“The main thing that an accommodative monetary policy does is put people back to work. Since income inequality is surely exacerbated by having a high unemployment and a weak job market, that has the most profound negative effects on the most vulnerable individual. To me, putting people back to work and seeing a strengthening of the labor market that has a disproportionately favorable effect on vulnerable portions of our population, that’s not something that increases income inequality.”I will note in passing that in the dark ages, when I was growing up, "accommodative" was a term we used for young women of relaxed moral virtue. We'd say, "boy howdy, Maria sure is accommodative for $5!". Or "if you can spare a couple of bucks, Carlotta can be very accommodative".
Getting back to the point, everything Yellen is saying is factually wrong. They haven't put people back to work. We have the lowest labor force participation rate since March of 1978 under President Peanut Farmer, and John Williams at Shadowstats says that if unemployment were recorded like it was in Carter's days, it would be stated closer to 23% than the reported 5.1%.
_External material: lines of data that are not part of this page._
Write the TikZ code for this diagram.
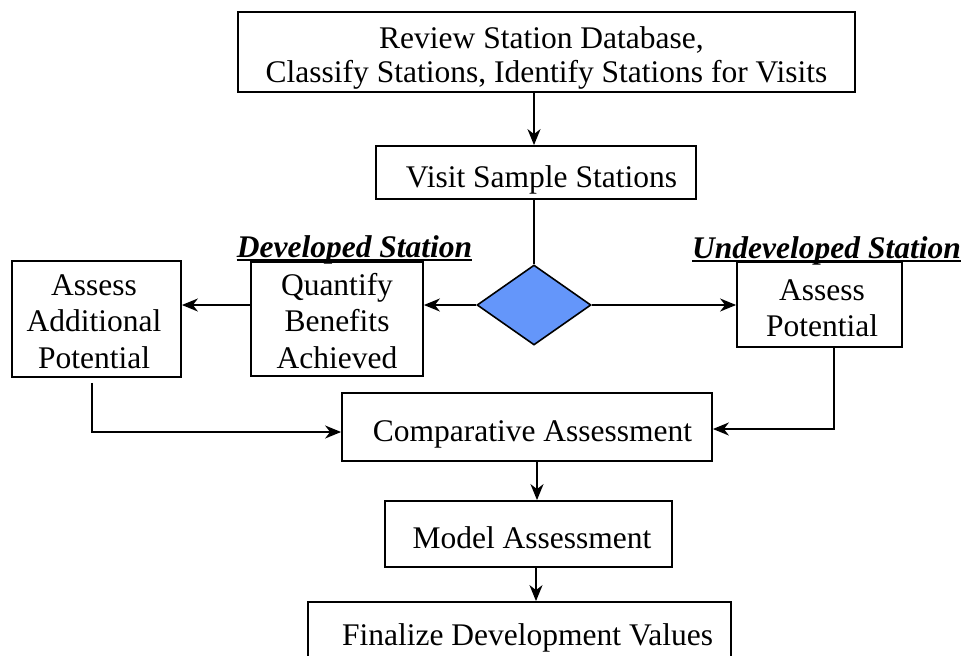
\documentclass[tikz,border=0pt]{standalone}
\usepackage{fontspec}
\setmainfont{Liberation Serif}
\usetikzlibrary{arrows.meta,shapes.geometric}
\definecolor{diamblue}{RGB}{100,150,250}
\begin{document}
\begin{tikzpicture}[x=1pt,y=-1pt,
  box/.style={draw, line width=1.8pt, inner sep=0pt, rectangle},
  lbl/.style={inner sep=0pt, align=center, anchor=north, font=\fontsize{31.5}{36.5}\selectfont},
  one/.style={inner sep=0pt, anchor=base, font=\fontsize{31.5}{36.5}\selectfont},
  tag/.style={inner sep=0pt, anchor=base, font=\fontsize{31.5}{36.5}\selectfont\bfseries\itshape},
  conn/.style={line width=1.7pt},
  arr/.style={conn, -{Stealth[length=16pt,width=13pt,inset=5pt]}},
]
\useasboundingbox (0,0) rectangle (964,656);

% boxes
\node[box, minimum width=617pt, minimum height=80pt] (top) at (546.5,52) {};
\node[box, minimum width=320pt, minimum height=53pt] (visit) at (536,172.5) {};
\node[box, minimum width=169pt, minimum height=116pt] (addl) at (96.5,319) {};
\node[box, minimum width=172pt, minimum height=114pt] (quant) at (337,319) {};
\node[box, minimum width=165pt, minimum height=85pt] (pot) at (819.5,304.5) {};
\node[box, minimum width=370pt, minimum height=68pt] (comp) at (527,427) {};
\node[box, minimum width=287pt, minimum height=66pt] (model) at (528.5,534) {};
\node[box, minimum width=423pt, minimum height=90pt] (final) at (519.5,647) {};
\node[diamond, draw, line width=1.6pt, fill=diamblue, inner sep=0pt,
      minimum width=114pt, minimum height=80pt] (diam) at (534,305) {};

% texts
\node[lbl] (toptext) at (546.5,22.45)
  {\strut Review Station Database,\hspace*{10pt}\\[-2.5pt]\strut Classify Stations, Identify Stations for Visits};
\node[one] (visittext) at (541.5,187) {Visit Sample Stations};
\node[lbl] (addltext) at (94,269.45) {\strut Assess\\\strut Additional\\\strut Potential};
\node[lbl] (quanttext) at (337,269.45) {\strut Quantify\\\strut Benefits\\\strut Achieved};
\node[lbl] (pottext) at (822,274.45) {\strut Assess\\\strut Potential};
\node[one] (comptext) at (532.5,441) {Comparative Assessment};
\node[one] (modeltext) at (532,548) {Model Assessment};
\node[one] (finaltext) at (527.5,645) {Finalize Development Values};

% tags
\node[tag] (dev) at (354.5,257) {Developed Station};
\node[tag] (undev) at (826.5,258) {Undeveloped Station};
\draw[line width=1.5pt] ([yshift=-3pt]dev.base west) -- ([yshift=-3pt]dev.base east);
\draw[line width=1.5pt] ([yshift=-3pt]undev.base west) -- ([yshift=-3pt]undev.base east);

% connectors
\coordinate (ea) at (92,432);
\coordinate (eb) at (834,429);
\coordinate (cx) at (537,0);
\coordinate (fx) at (536,0);
\draw[arr] (top.south -| diam.north) -- (visit.north -| diam.north);
\draw[conn] (visit.south -| diam.north) -- (diam.north);
\draw[arr] (diam.west) -- (diam.west -| quant.east);
\draw[arr] (diam.west -| quant.west) -- (diam.west -| addl.east);
\draw[arr] (diam.east) -- (diam.east -| pot.west);
\draw[arr, shorten <=5pt] (addl.south -| ea) -- (ea) -- (ea -| comp.west);
\draw[arr] (pot.south -| eb) -- (eb) -- (eb -| comp.east);
\draw[arr] (comp.south -| cx) -- (model.north -| cx);
\draw[arr] (model.south -| fx) -- (final.north -| fx);
\end{tikzpicture}
\end{document}
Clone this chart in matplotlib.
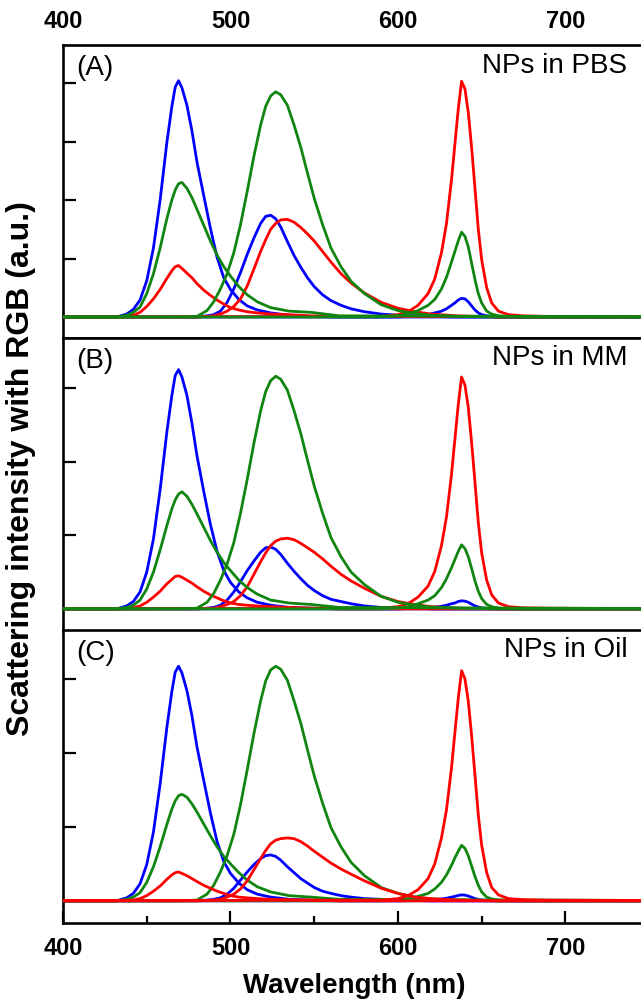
import matplotlib
matplotlib.use("Agg")
import matplotlib.pyplot as plt
from matplotlib.ticker import FixedLocator

plt.rcParams['font.family'] = ['Liberation Sans', 'DejaVu Sans']

# wavelength nodes (nm) for the three scattering bands
wl_1 = [400, 432, 438, 442, 446, 450, 454, 458, 462, 465, 467, 469, 471, 474, 477,
        480, 484, 488, 492, 496, 500, 505, 510, 516, 524, 535, 548, 565, 800]
wl_2 = [400, 470, 480, 486, 490, 494, 498, 502, 506, 510, 514, 518, 521, 524, 527, 530,
        534, 538, 542, 546, 550, 555, 560, 566, 572, 580, 590, 600, 610, 620, 635, 660, 800]
wl_3 = [400, 590, 600, 606, 612, 618, 622, 626, 629, 632, 634, 636, 638, 640, 642, 644,
        646, 648, 650, 653, 656, 660, 666, 675, 690, 800]

# (A) NPs in PBS
pbs_b1 = [0, 0, 0.05, 0.13, 0.29, 0.62, 1.18, 2.0, 2.98, 3.6, 3.93, 4.04, 3.92, 3.62, 3.18,
          2.65, 2.08, 1.52, 1.02, 0.67, 0.47, 0.30, 0.19, 0.12, 0.07, 0.03, 0.01, 0, 0]
pbs_g1 = [0, 0, 0.03, 0.08, 0.17, 0.4, 0.74, 1.18, 1.68, 2.0, 2.17, 2.28, 2.3, 2.2, 2.04,
          1.84, 1.57, 1.3, 1.06, 0.86, 0.70, 0.52, 0.38, 0.26, 0.16, 0.1, 0.08, 0.02, 0]
pbs_r1 = [0, 0, 0.01, 0.03, 0.08, 0.18, 0.31, 0.47, 0.66, 0.79, 0.86, 0.88, 0.83, 0.75, 0.67,
          0.57, 0.46, 0.37, 0.29, 0.22, 0.16, 0.12, 0.09, 0.07, 0.05, 0.04, 0.02, 0.01, 0]
pbs_g2 = [0, 0, 0.01, 0.11, 0.26, 0.48, 0.74, 1.1, 1.58, 2.15, 2.75, 3.28, 3.6, 3.78, 3.85, 3.8,
          3.62, 3.28, 2.9, 2.46, 2.03, 1.58, 1.18, 0.86, 0.61, 0.4, 0.21, 0.11, 0.06, 0.03, 0.01, 0, 0]
pbs_b2 = [0, 0, 0, 0.02, 0.04, 0.1, 0.25, 0.48, 0.76, 1.07, 1.35, 1.6, 1.72, 1.74, 1.68, 1.54,
          1.29, 1.05, 0.85, 0.67, 0.52, 0.38, 0.28, 0.2, 0.14, 0.09, 0.05, 0.03, 0.02, 0.01, 0, 0, 0]
pbs_r2 = [0, 0, 0, 0.01, 0.02, 0.05, 0.1, 0.18, 0.31, 0.53, 0.82, 1.12, 1.32, 1.5, 1.6, 1.66,
          1.67, 1.62, 1.53, 1.42, 1.3, 1.12, 0.94, 0.74, 0.58, 0.41, 0.25, 0.15, 0.09, 0.05, 0.02, 0, 0]
pbs_r3 = [0, 0.01, 0.04, 0.09, 0.2, 0.4, 0.65, 1.1, 1.6, 2.35, 2.95, 3.55, 4.03, 3.9, 3.5, 2.9,
          2.2, 1.5, 0.98, 0.5, 0.24, 0.1, 0.04, 0.02, 0.01, 0]
pbs_g3 = [0, 0, 0.02, 0.05, 0.11, 0.2, 0.3, 0.48, 0.68, 0.94, 1.12, 1.3, 1.45, 1.38, 1.2, 0.92,
          0.64, 0.4, 0.24, 0.1, 0.05, 0.02, 0.01, 0, 0, 0]
pbs_b3 = [0, 0, 0, 0.01, 0.02, 0.04, 0.07, 0.1, 0.14, 0.2, 0.24, 0.29, 0.32, 0.31, 0.26, 0.19,
          0.12, 0.07, 0.04, 0.02, 0.01, 0, 0, 0, 0, 0]

# (B) NPs in MM
mm_b1 = [0, 0, 0.04, 0.1, 0.23, 0.5, 0.95, 1.62, 2.4, 2.9, 3.17, 3.25, 3.15, 2.9, 2.52,
         2.08, 1.6, 1.15, 0.78, 0.52, 0.36, 0.23, 0.15, 0.09, 0.05, 0.02, 0.01, 0, 0]
mm_g1 = [0, 0, 0.02, 0.05, 0.12, 0.27, 0.5, 0.8, 1.13, 1.36, 1.48, 1.56, 1.59, 1.53, 1.42,
         1.29, 1.11, 0.93, 0.77, 0.63, 0.52, 0.39, 0.29, 0.2, 0.12, 0.08, 0.06, 0.02, 0]
mm_r1 = [0, 0, 0.005, 0.015, 0.04, 0.09, 0.16, 0.24, 0.34, 0.4, 0.44, 0.45, 0.43, 0.39, 0.35,
         0.3, 0.24, 0.19, 0.15, 0.11, 0.08, 0.06, 0.05, 0.04, 0.03, 0.02, 0.01, 0, 0]
mm_g2 = [0, 0, 0.01, 0.09, 0.21, 0.39, 0.61, 0.9, 1.3, 1.76, 2.25, 2.69, 2.95, 3.1, 3.16, 3.12,
         2.97, 2.69, 2.38, 2.02, 1.67, 1.3, 0.97, 0.71, 0.5, 0.33, 0.17, 0.09, 0.05, 0.025, 0.01, 0, 0]
mm_b2 = [0, 0, 0, 0.01, 0.02, 0.05, 0.12, 0.23, 0.37, 0.52, 0.65, 0.77, 0.83, 0.84, 0.81, 0.74,
         0.62, 0.51, 0.41, 0.32, 0.25, 0.18, 0.13, 0.1, 0.07, 0.04, 0.02, 0.01, 0.01, 0, 0, 0, 0]
mm_r2 = [0, 0, 0, 0.005, 0.01, 0.03, 0.06, 0.1, 0.18, 0.3, 0.47, 0.64, 0.76, 0.86, 0.92, 0.95,
         0.96, 0.94, 0.89, 0.83, 0.77, 0.68, 0.58, 0.47, 0.38, 0.28, 0.17, 0.1, 0.06, 0.03, 0.01, 0, 0]
mm_r3 = [0, 0.01, 0.03, 0.07, 0.16, 0.31, 0.51, 0.86, 1.25, 1.83, 2.3, 2.77, 3.15, 3.04, 2.74, 2.26,
         1.72, 1.17, 0.76, 0.39, 0.19, 0.08, 0.03, 0.015, 0.01, 0]
mm_g3 = [0, 0, 0.01, 0.03, 0.07, 0.12, 0.18, 0.29, 0.41, 0.56, 0.67, 0.78, 0.87, 0.82, 0.71, 0.55,
         0.38, 0.24, 0.14, 0.06, 0.03, 0.01, 0.005, 0, 0, 0]
mm_b3 = [0, 0, 0, 0.005, 0.01, 0.015, 0.025, 0.035, 0.05, 0.07, 0.08, 0.1, 0.11, 0.105, 0.09, 0.065,
         0.04, 0.025, 0.015, 0.007, 0.003, 0, 0, 0, 0, 0]

# (C) NPs in Oil
oil_b1 = [0, 0, 0.04, 0.1, 0.23, 0.49, 0.93, 1.58, 2.34, 2.83, 3.09, 3.17, 3.08, 2.84, 2.5,
          2.08, 1.63, 1.19, 0.8, 0.53, 0.37, 0.24, 0.15, 0.09, 0.05, 0.02, 0.01, 0, 0]
oil_g1 = [0, 0, 0.02, 0.05, 0.11, 0.25, 0.46, 0.73, 1.03, 1.24, 1.35, 1.42, 1.44, 1.4, 1.31,
          1.2, 1.04, 0.88, 0.73, 0.6, 0.5, 0.38, 0.28, 0.19, 0.12, 0.07, 0.05, 0.02, 0]
oil_r1 = [0, 0, 0.005, 0.01, 0.03, 0.07, 0.13, 0.2, 0.29, 0.35, 0.38, 0.39, 0.37, 0.34, 0.3,
          0.26, 0.21, 0.17, 0.13, 0.1, 0.07, 0.05, 0.04, 0.03, 0.02, 0.015, 0.01, 0, 0]
oil_g2 = [0, 0, 0.01, 0.09, 0.21, 0.39, 0.61, 0.9, 1.3, 1.77, 2.26, 2.7, 2.97, 3.12, 3.17, 3.13,
          2.98, 2.7, 2.4, 2.04, 1.69, 1.32, 0.99, 0.73, 0.52, 0.34, 0.18, 0.1, 0.05, 0.025, 0.01, 0, 0]
oil_b2 = [0, 0, 0, 0.01, 0.02, 0.04, 0.09, 0.17, 0.28, 0.39, 0.49, 0.57, 0.61, 0.62, 0.6, 0.55,
          0.46, 0.38, 0.3, 0.24, 0.18, 0.13, 0.1, 0.07, 0.05, 0.03, 0.02, 0.01, 0.005, 0, 0, 0, 0]
oil_r2 = [0, 0, 0, 0.005, 0.01, 0.02, 0.05, 0.09, 0.16, 0.27, 0.42, 0.57, 0.68, 0.77, 0.82, 0.84,
          0.85, 0.84, 0.8, 0.74, 0.67, 0.59, 0.51, 0.43, 0.36, 0.27, 0.17, 0.1, 0.05, 0.03, 0.01, 0, 0]
oil_r3 = [0, 0.01, 0.03, 0.07, 0.15, 0.3, 0.5, 0.85, 1.23, 1.8, 2.27, 2.73, 3.11, 3.0, 2.7, 2.23,
          1.7, 1.16, 0.75, 0.38, 0.18, 0.08, 0.03, 0.015, 0.01, 0]
oil_g3 = [0, 0, 0.01, 0.03, 0.06, 0.1, 0.16, 0.25, 0.35, 0.48, 0.58, 0.67, 0.75, 0.71, 0.61, 0.47,
          0.33, 0.21, 0.12, 0.05, 0.025, 0.01, 0.005, 0, 0, 0]
oil_b3 = [0, 0, 0, 0.003, 0.007, 0.01, 0.018, 0.025, 0.035, 0.05, 0.06, 0.072, 0.08, 0.077, 0.065, 0.048,
          0.03, 0.018, 0.01, 0.005, 0.002, 0, 0, 0, 0, 0]

panels = [
    ("(A)", "NPs in PBS", [pbs_b1, pbs_b2, pbs_b3], [pbs_g1, pbs_g2, pbs_g3], [pbs_r1, pbs_r2, pbs_r3]),
    ("(B)", "NPs in MM", [mm_b1, mm_b2, mm_b3], [mm_g1, mm_g2, mm_g3], [mm_r1, mm_r2, mm_r3]),
    ("(C)", "NPs in Oil", [oil_b1, oil_b2, oil_b3], [oil_g1, oil_g2, oil_g3], [oil_r1, oil_r2, oil_r3]),
]
y_limits = [(-0.36, 4.65), (-0.30, 3.68), (-0.30, 3.66)]
y_ticks = [[0, 1, 2, 3, 4], [0, 1, 2, 3], [0, 1, 2, 3]]
x_major = [400, 500, 600, 700]
x_minor = [450, 550, 650, 750]
bottoms = [0.6643, 0.3734, 0.0834]
top_color = ['green', 'green', 'red']
colors = {'blue': '#0000ff', 'green': '#108510', 'red': '#ff0000'}

fig = plt.figure(figsize=(6.41, 10.07), dpi=100)
wls = [wl_1, wl_2, wl_3]
for i, (tag, name, blues, greens, reds) in enumerate(panels):
    ax = fig.add_axes([0.0983, bottoms[i], 1.045, 0.291])
    for col, ser in (('blue', blues), ('red', reds), ('green', greens)):
        z = 4 if col == top_color[i] else 3
        for wl, y in zip(wls, ser):
            ax.plot(wl, y, color=colors[col], lw=2.0, zorder=z, solid_joinstyle='round')
    ax.set_xlim(400, 800)
    ax.set_ylim(*y_limits[i])
    ax.set_yticks(y_ticks[i])
    ax.set_yticklabels([])
    ax.tick_params(axis='y', direction='in', length=9, width=1.6)
    for s in ax.spines.values():
        s.set_linewidth(1.9)
    ax.text(408, 0.92, tag, transform=ax.get_xaxis_transform(), fontsize=20,
            ha='left', va='center')
    ax.text(737, 0.93, name, transform=ax.get_xaxis_transform(), fontsize=20,
            ha='right', va='center')
    ax.xaxis.set_major_locator(FixedLocator(x_major))
    ax.xaxis.set_minor_locator(FixedLocator(x_minor))
    if i == 0:
        ax.tick_params(axis='x', which='both', bottom=False, top=True, length=0,
                       labelbottom=False, labeltop=True, labelsize=17, pad=9)
        for lb in ax.get_xticklabels():
            lb.set_fontweight('bold')
    elif i == 2:
        ax.tick_params(axis='x', which='major', direction='in', length=9, width=1.6,
                       labelsize=17, pad=10)
        ax.tick_params(axis='x', which='minor', direction='in', length=5, width=1.6)
        for lb in ax.get_xticklabels():
            lb.set_fontweight('bold')
    else:
        ax.tick_params(axis='x', which='both', bottom=False, labelbottom=False)

fig.text(0.553, 0.021, "Wavelength (nm)", ha='center', va='center', fontsize=20,
         fontweight='bold')
fig.text(0.033, 0.535, "Scattering intensity with RGB (a.u.)", ha='center', va='center',
         rotation=90, fontsize=23, fontweight='bold')

fig.savefig("out.png", dpi=100)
Her income inequality statement is also wrong. Census Bureau data shows that the median income for "all households" in the US is just $53,657 - the last time it was this low was before 1995 according ton this chart on Business Insider. She's not just wrong, she's completely wrong. She's 180 degrees out of right. On a compass, if right was North, she'd be pointing South! She hasn't helped reduce income inequality, the Fed's ZIRP is the biggest wealth transfer in history; in this case from savers and small businesses to the giant banks.
None of what I'm pointing out is simply my opinion. They're both widely reported numbers: from the US Census Bureau for the income data and from the Federal Reserve of St. Louis for the labor participation rate.